### [CHALLENGE]
Return the material exactly as supplied, apart from the pictures, which are omitted.

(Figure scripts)
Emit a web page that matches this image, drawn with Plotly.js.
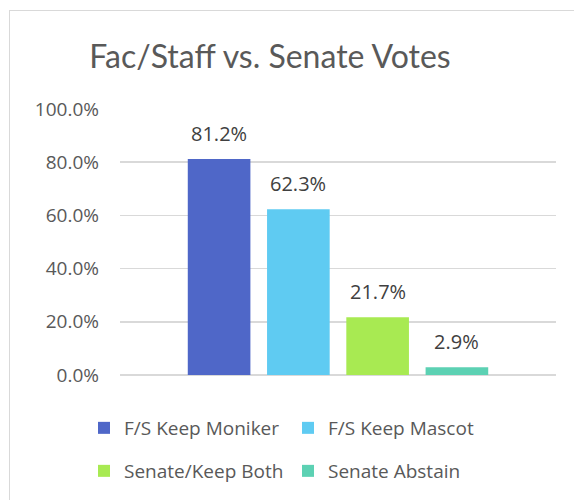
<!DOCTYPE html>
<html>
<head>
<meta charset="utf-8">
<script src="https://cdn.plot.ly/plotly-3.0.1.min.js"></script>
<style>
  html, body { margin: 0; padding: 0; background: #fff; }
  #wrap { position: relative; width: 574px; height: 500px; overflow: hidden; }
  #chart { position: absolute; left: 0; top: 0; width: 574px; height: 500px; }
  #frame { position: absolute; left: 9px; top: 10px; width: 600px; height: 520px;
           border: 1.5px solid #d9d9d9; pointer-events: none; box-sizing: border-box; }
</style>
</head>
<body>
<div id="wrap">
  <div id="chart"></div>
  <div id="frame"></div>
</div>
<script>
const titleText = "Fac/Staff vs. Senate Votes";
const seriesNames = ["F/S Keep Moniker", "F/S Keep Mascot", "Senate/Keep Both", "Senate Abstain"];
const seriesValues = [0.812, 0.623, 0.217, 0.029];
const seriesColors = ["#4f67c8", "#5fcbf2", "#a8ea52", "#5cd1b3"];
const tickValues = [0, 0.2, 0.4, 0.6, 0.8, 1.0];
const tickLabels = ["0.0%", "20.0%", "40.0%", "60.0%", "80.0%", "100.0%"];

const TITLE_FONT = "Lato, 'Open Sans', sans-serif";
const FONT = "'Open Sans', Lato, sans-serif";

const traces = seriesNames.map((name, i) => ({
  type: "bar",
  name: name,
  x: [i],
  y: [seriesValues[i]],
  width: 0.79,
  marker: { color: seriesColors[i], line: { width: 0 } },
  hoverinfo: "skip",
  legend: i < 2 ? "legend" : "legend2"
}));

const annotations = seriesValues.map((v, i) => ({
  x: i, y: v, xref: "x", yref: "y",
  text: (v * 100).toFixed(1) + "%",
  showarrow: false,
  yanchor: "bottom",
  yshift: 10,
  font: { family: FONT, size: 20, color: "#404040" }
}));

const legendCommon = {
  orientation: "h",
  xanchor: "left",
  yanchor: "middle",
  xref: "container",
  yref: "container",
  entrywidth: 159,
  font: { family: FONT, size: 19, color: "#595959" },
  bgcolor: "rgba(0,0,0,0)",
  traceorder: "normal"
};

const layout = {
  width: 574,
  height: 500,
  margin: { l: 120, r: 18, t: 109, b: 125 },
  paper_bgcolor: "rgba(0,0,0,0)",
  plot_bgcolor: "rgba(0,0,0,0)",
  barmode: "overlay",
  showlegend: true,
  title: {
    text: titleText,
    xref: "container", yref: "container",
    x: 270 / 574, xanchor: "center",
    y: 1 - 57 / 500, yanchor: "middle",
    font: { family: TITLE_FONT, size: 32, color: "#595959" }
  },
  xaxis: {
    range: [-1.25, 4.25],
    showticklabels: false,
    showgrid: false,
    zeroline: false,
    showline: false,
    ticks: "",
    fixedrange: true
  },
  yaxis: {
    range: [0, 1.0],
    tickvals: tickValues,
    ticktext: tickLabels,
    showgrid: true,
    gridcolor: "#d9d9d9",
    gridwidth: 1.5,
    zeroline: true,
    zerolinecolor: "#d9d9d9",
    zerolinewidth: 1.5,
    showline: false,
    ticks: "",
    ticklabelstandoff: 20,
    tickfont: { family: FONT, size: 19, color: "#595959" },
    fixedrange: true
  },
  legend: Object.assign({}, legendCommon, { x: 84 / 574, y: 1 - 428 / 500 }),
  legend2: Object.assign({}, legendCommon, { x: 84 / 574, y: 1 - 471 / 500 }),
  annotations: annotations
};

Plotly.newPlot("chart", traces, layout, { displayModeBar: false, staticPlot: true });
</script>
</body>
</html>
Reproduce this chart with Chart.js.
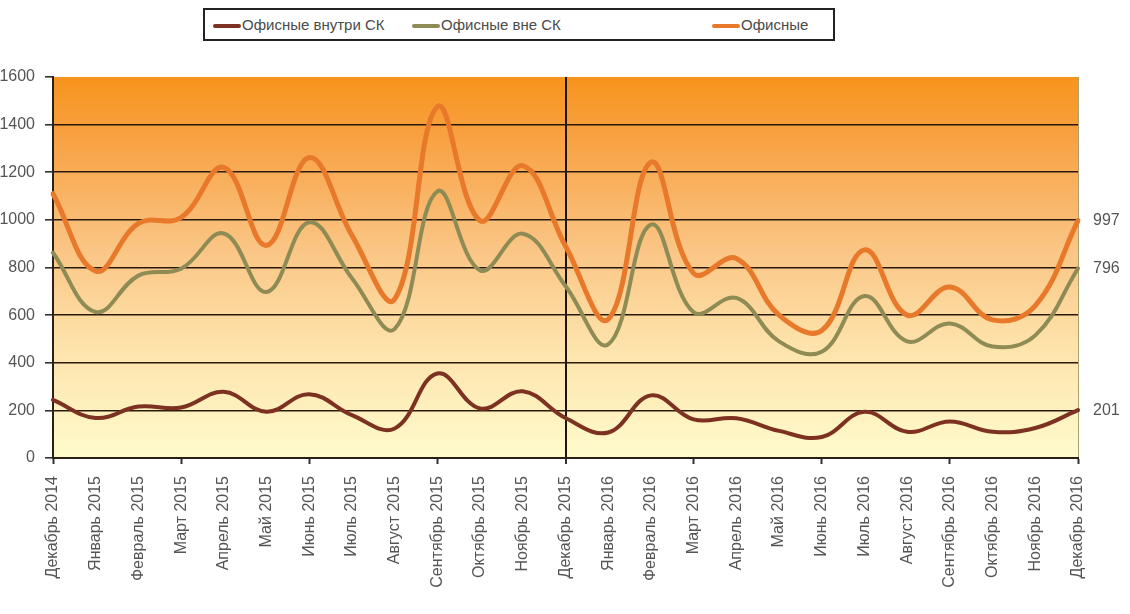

### [SOLUTION TO THE EXERCISE]
Emit a web page that matches this image, drawn with Plotly.js.
<!DOCTYPE html>
<html>
<head>
<meta charset="utf-8">
<script src="https://cdn.plot.ly/plotly-3.0.1.min.js"></script>
<style>
  html, body { margin: 0; padding: 0; background: #fff; }
  #wrap { position: relative; width: 574px; height: 500px; overflow: hidden; }
  #chart { position: absolute; left: 0; top: 0; width: 574px; height: 500px; }
  #frame { position: absolute; left: 9px; top: 10px; width: 600px; height: 520px;
           border: 1.5px solid #d9d9d9; pointer-events: none; box-sizing: border-box; }
</style>
</head>
<body>
<div id="wrap">
  <div id="chart"></div>
  <div id="frame"></div>
</div>
<script>
const titleText = "Fac/Staff vs. Senate Votes";
const seriesNames = ["F/S Keep Moniker", "F/S Keep Mascot", "Senate/Keep Both", "Senate Abstain"];
const seriesValues = [0.812, 0.623, 0.217, 0.029];
const seriesColors = ["#4f67c8", "#5fcbf2", "#a8ea52", "#5cd1b3"];
const tickValues = [0, 0.2, 0.4, 0.6, 0.8, 1.0];
const tickLabels = ["0.0%", "20.0%", "40.0%", "60.0%", "80.0%", "100.0%"];

const TITLE_FONT = "Lato, 'Open Sans', sans-serif";
const FONT = "'Open Sans', Lato, sans-serif";

const traces = seriesNames.map((name, i) => ({
  type: "bar",
  name: name,
  x: [i],
  y: [seriesValues[i]],
  width: 0.79,
  marker: { color: seriesColors[i], line: { width: 0 } },
  hoverinfo: "skip",
  legend: i < 2 ? "legend" : "legend2"
}));

const annotations = seriesValues.map((v, i) => ({
  x: i, y: v, xref: "x", yref: "y",
  text: (v * 100).toFixed(1) + "%",
  showarrow: false,
  yanchor: "bottom",
  yshift: 10,
  font: { family: FONT, size: 20, color: "#404040" }
}));

const legendCommon = {
  orientation: "h",
  xanchor: "left",
  yanchor: "middle",
  xref: "container",
  yref: "container",
  entrywidth: 159,
  font: { family: FONT, size: 19, color: "#595959" },
  bgcolor: "rgba(0,0,0,0)",
  traceorder: "normal"
};

const layout = {
  width: 574,
  height: 500,
  margin: { l: 120, r: 18, t: 109, b: 125 },
  paper_bgcolor: "rgba(0,0,0,0)",
  plot_bgcolor: "rgba(0,0,0,0)",
  barmode: "overlay",
  showlegend: true,
  title: {
    text: titleText,
    xref: "container", yref: "container",
    x: 270 / 574, xanchor: "center",
    y: 1 - 57 / 500, yanchor: "middle",
    font: { family: TITLE_FONT, size: 32, color: "#595959" }
  },
  xaxis: {
    range: [-1.25, 4.25],
    showticklabels: false,
    showgrid: false,
    zeroline: false,
    showline: false,
    ticks: "",
    fixedrange: true
  },
  yaxis: {
    range: [0, 1.0],
    tickvals: tickValues,
    ticktext: tickLabels,
    showgrid: true,
    gridcolor: "#d9d9d9",
    gridwidth: 1.5,
    zeroline: true,
    zerolinecolor: "#d9d9d9",
    zerolinewidth: 1.5,
    showline: false,
    ticks: "",
    ticklabelstandoff: 20,
    tickfont: { family: FONT, size: 19, color: "#595959" },
    fixedrange: true
  },
  legend: Object.assign({}, legendCommon, { x: 84 / 574, y: 1 - 428 / 500 }),
  legend2: Object.assign({}, legendCommon, { x: 84 / 574, y: 1 - 471 / 500 }),
  annotations: annotations
};

Plotly.newPlot("chart", traces, layout, { displayModeBar: false, staticPlot: true });
</script>
</body>
</html>
Reproduce this chart with Chart.js.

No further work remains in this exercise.